Their rotary tables are "built to a price" - they are perfectly serviceable items, but don't expect to find any signs of ball bearings, or even bronze bearings for that matter. Interestingly enough, the exploded diagram in the user manual that comes with the table shows ball races on the worm shaft & on the table spindle, but in reality they are plain steel-on-cast iron or cast iron-on-cast iron bearings. Hence, the action is not as free as it can be on better constructed tables.
Chester do a 6" table that is externally very similar to the HV6 (& similar price) but actually does use ball races.
You unscrew one cap head screw retaining the handwheel, remove the handwheel & its key, screw the dividing plate onto the boss behind the handwheel (3 M5 screwholes already drilled/tapped), attach the fingers & indexing arm, and off you go.
I have Vertex rotary table and Vertex dividing head. For my modelling use both have been more than adequate. However I did find the tailstock unit that came with the dividing head was not able to be set to the true centre and needed a whisker off the base to lower it.
The rotary table can be used for milling round profiles but I find that for best result the friction latches need to be just nipped and held like that otherwise the table is not quite as firm as I would like.

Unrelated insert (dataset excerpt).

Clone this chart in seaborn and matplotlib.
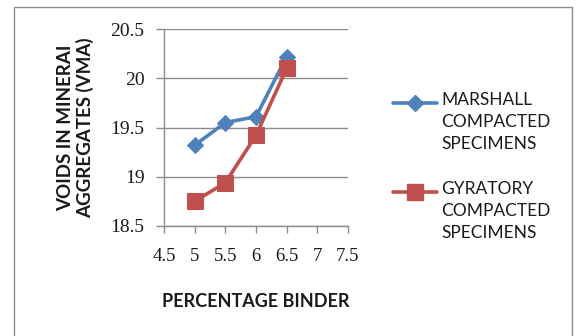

i suppose, for the price, it doesnt sound like a bad deal, with the limitations you have mentioned. i neglected to inquire about the tilting versions.. i imagine they are the same, only with a tilt mount.
i'd like to use them for making small splined shafts.. maybe the occasional reamer or countersink. probably little heavy milling of curved slots or contours.. sound plausible?
can you suggest an online source for Chester products, also? i'd like to have a look at them.